A well managed barrel lock and key system is vital to utility companies' financial success. A proper locking system for meters, cabinets and other hardware, with enforcement and support through strict control over the distribution of the keys, has proved to be of utmost importance as the competitive utility environment evolves.
As utilities grow and merge, it is imperative that the integrity of internal security systems be sustained and security assured. For many years, utility companies have relied upon a barrel lock and key as the foundation for locking their field devices. This unique system restricts unauthorized access to their hardware.
But what about internal security within the utility? Is the lock and key system truly secure? Concern is growing among many utilities about the integrity of these internal security systems. Many believe that their once-secure barrel lock and key system has been jeopardised. Personnel turnover rates, lost and stolen keys and a number of other outside effects have raised questions as to whether the barrel lock and key system has been compromised.
Internal security audits have shown that an increasing number of barrel lock keys are unaccounted for. Barrel lock keys can be broken, barrel lock keys can be lost, and barrel lock keys can be stolen. Control of these security systems can go astray in the event of any one of these scenarios. The rising cost of services suggests that now is the time to regain control. More than ever, revenues must be protected. For utilities, this means safeguarding the meter – the ‘cash register'.
A barrel lock and key system is at the forefront of a utility's security system. The meters, current transformers and enclosures must be properly locked to prevent unauthorized access and tampering. Barrel locks are widely used to prevent would-be thieves from gaining illegal access. But how are these systems kept secure?
As with all security systems, access must be given to those who help maintain it. With utility companies, this can include a large number of individuals. Meter readers, independent contractors, supervisors and revenue protection officials may all have keys to these systems. In a large utility the number of keys in circulation is in the hundreds.
While utility personnel recognise the need to protect the security systems, they also acknowledge that maintaining a 100% secure system is a challenge. Many incorporate internal policies that assist in system maintenance. This can include proper documentation of key dispersal, records of key repairs, maintaining a key serial number database. Keeping track of keys is vital; and with proper documentation and enforcement, a system can be kept reliable. Without proper record-keeping at start-up, the integrity of any barrel lock and key system must be held in question.
Recent accounts suggest that increasing numbers of utilities have concerns regarding the integrity of their current barrel lock and key system.
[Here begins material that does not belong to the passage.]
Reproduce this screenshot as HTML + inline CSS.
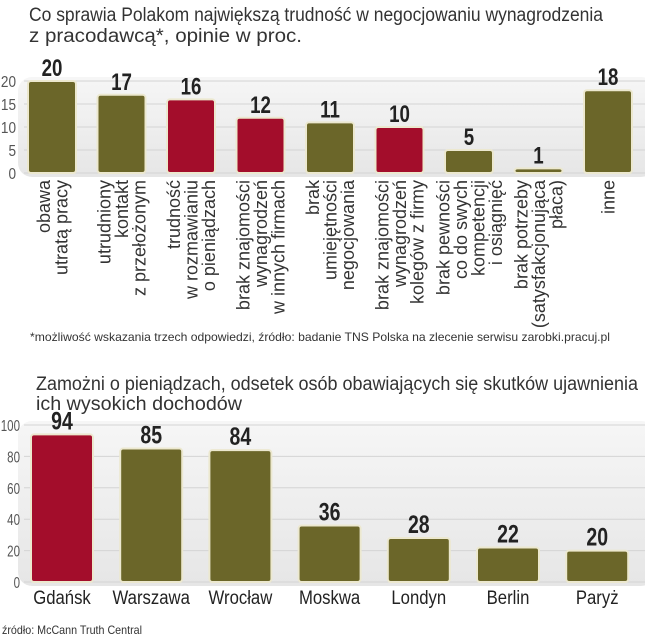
<!DOCTYPE html>
<html><head><meta charset="utf-8"><style>
body{margin:0;background:#fff;}
svg{display:block;font-family:"Liberation Sans",sans-serif;}
</style></head><body>
<svg id="s" width="645" height="640" viewBox="0 0 645 640">
<defs>
<linearGradient id="bg" x1="0" y1="0" x2="0" y2="1"><stop offset="0" stop-color="#f6f6f6"/><stop offset="1" stop-color="#e6e6e6"/></linearGradient>
</defs>
<text x="29" y="21" font-size="19" fill="#333" textLength="574" lengthAdjust="spacingAndGlyphs">Co sprawia Polakom największą trudność w negocjowaniu wynagrodzenia</text>
<text x="29" y="42" font-size="19" fill="#333" textLength="273" lengthAdjust="spacingAndGlyphs">z pracodawcą*, opinie w proc.</text>
<g id="c1"></g>
<text x="30" y="341" font-size="12" fill="#333" textLength="580" lengthAdjust="spacingAndGlyphs">*możliwość wskazania trzech odpowiedzi, źródło: badanie TNS Polska na zlecenie serwisu zarobki.pracuj.pl</text>
<text x="36" y="390" font-size="19" fill="#333" textLength="602" lengthAdjust="spacingAndGlyphs">Zamożni o pieniądzach, odsetek osób obawiających się skutków ujawnienia</text>
<text x="36" y="410" font-size="19" fill="#333" textLength="206" lengthAdjust="spacingAndGlyphs">ich wysokich dochodów</text>
<g id="c2"></g>
<text x="2" y="634" font-size="12" fill="#333" textLength="140" lengthAdjust="spacingAndGlyphs">źródło: McCann Truth Central</text>
</svg>
<script>
const cats1 = [["obawa","utratą pracy"],["utrudniony","kontakt","z przełożonym"],["trudność","w rozmawianiu","o pieniądzach"],["brak znajomości","wynagrodzeń","w innych firmach"],["brak","umiejętności","negocjowania"],["brak znajomości","wynagrodzeń","kolegów z firmy"],["brak pewności","co do swych","kompetencji","i osiągnięć"],["brak potrzeby","(satysfakcjonująca","płaca)"],["inne"]];
const vals1 = [20,17,16,12,11,10,5,1,18];
const hi1 = [0,0,1,1,0,1,0,0,0];
const ticks1 = [0,5,10,15,20];
const cats2 = ["Gdańsk","Warszawa","Wrocław","Moskwa","Londyn","Berlin","Paryż"];
const vals2 = [94,85,84,36,28,22,20];
const hi2 = [1,0,0,0,0,0,0];
const ticks2 = [0,20,40,60,80,100];

const NS="http://www.w3.org/2000/svg";
function mk(p,t,a,txt){const e=document.createElementNS(NS,t);for(const k in a)e.setAttribute(k,a[k]);if(txt!=null)e.textContent=txt;p.appendChild(e);return e;}

function chart(g,cats,vals,hi,ticks,o){
  const y=v=>o.y0-(v-0)/(o.max)*(o.y0-o.ytop);
  const x=i=>o.x0+i*o.step;
  const bg=mk(g,'rect',{x:o.bgx,y:y(o.max)-4,width:645-o.bgx+10,height:o.y0-y(o.max)+8,rx:14,fill:'url(#bg)'});
  
  
  ticks.forEach(t=>{
    const l=mk(g,'line',{x1:o.bgx+6,x2:645,y1:y(t),y2:y(t),stroke:'#d4d4d4','stroke-width':1});
    
    
    const tg=mk(g,'g',{transform:`translate(${o.tickx},${y(t)+6}) scale(${o.tsc},1)`});
    const tx=mk(tg,'text',{x:0,y:0,'font-size':16,fill:'#555','text-anchor':'end'},t);
    
    
  });
  vals.forEach((v,i)=>{
    const cx=x(i);
    const r=mk(g,'rect',{x:cx-o.w/2,y:y(v),width:o.w,height:o.y0-y(v),rx:3,fill:hi[i]?'#a30d2b':'#6b6629',stroke:'#ece8cf','stroke-width':2});
    
    
    const vg=mk(g,'g',{transform:`translate(${cx},${y(v)-5}) scale(0.78,1)`});
    const vt=mk(vg,'text',{x:0,y:0,'font-size':o.vfs,'font-weight':'bold',fill:'#222','text-anchor':'middle'},v);
    
    
    if(o.rot){
      const lines=cats[i];
      const gg=mk(g,'g',{transform:`translate(${cx},${o.y0+7}) rotate(-90)`});
      const t=mk(gg,'text',{'font-size':18,fill:'#333','text-anchor':'end'});
      
      
      const n=lines.length;
      lines.forEach((ln,j)=>{mk(t,'tspan',{x:0,y:(j-(n-1)/2)*17.5+6.5},ln);});
    } else {
      const lg=mk(g,'g',{transform:`translate(${cx},${o.y0+22}) scale(0.88,1)`});
      const t=mk(lg,'text',{x:0,y:0,'font-size':19,fill:'#222','text-anchor':'middle'},cats[i]);
      
      
    }
  });
}
chart(document.getElementById('c1'),cats1,vals1,hi1,ticks1,{y0:173,ytop:81,max:20,x0:52,step:69.5,w:48,bgx:18,tickx:16,tsc:0.85,vfs:24,rot:true});
chart(document.getElementById('c2'),cats2,vals2,hi2,ticks2,{y0:582,ytop:425,max:100,x0:62,step:89.2,w:62,bgx:18,tickx:20,tsc:0.72,vfs:25,rot:false});
</script>
</body></html>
In some cases lost, stolen and missing keys have reached intolerable levels. One utility reported that they can only account for 10% of the keys purchased over a ten year period. Many now acknowledge that their current system is compromised to the point where drastic measures must be considered.
It is at this point that proper assessment and decision-making are needed to reverse the situation.
A quality barrel lock and key system can often offer what is known as an upgrade. These upgrades allow the utility to incorporate a new barrel lock into their current system without having to fully replace the system. The upgraded barrel lock can be used where instances of illegal access have occurred. The upgraded key will open both barrel lock types; but the old key will not open the new barrel lock. Incorporating an upgraded barrel lock and key into the current system allows the utility to take some initial steps to increase security throughout the system.
However, while an upgraded key system allows for a new system to be introduced, concerns still exist regarding the original barrel locks in the field. By upgrading the barrel locks in trouble areas, initial problems can be addressed. But without replacing every barrel lock, overall security remains in question.
More and more utilities are planning to increase security measures by acquiring barrel lock and key systems that are exclusive. Instances often exist where neighboring utilities may use the same barrel lock and key, which raises further security concerns. Lost and stolen keys now pose a threat to the security of neighboring utility companies' locking systems, because an upgraded lock and key system does not provide exclusivity. Some systems are available in which there are geographical limitations. This means no other utility can purchase the same system within a certain region, thereby helping the utility retain a certain level of exclusivity within the region.
THE NEXT LEVEL
Trends within the industry indicate that more and more utilities are looking for their ‘own' system – one that is exclusive and unique to them. While plunger-style barrel locks can offer security and a variety of different lock mechanisms, design impediments exist which limit the number of possible configurations.
A barrel lock possessing its own unique combination has become an attractive solution. Given the limitations that the traditional plunger-style barrel locks pose, newer systems based upon rotating disks have evolved to a point where a quality system can solve these new demands. Known as ‘disk-style' barrel locks, they use internal rotating disks to establish a combination. The inner components of disk-style barrel locks allow for a much wider variety of configurations, thereby allowing for thousands of unique combinations. The results allow utility companies to purchase and retain a much higher security barrel lock and key system that is truly exclusive. The inherent design of a disk-style barrel lock also supports building master key systems, providing greater control options.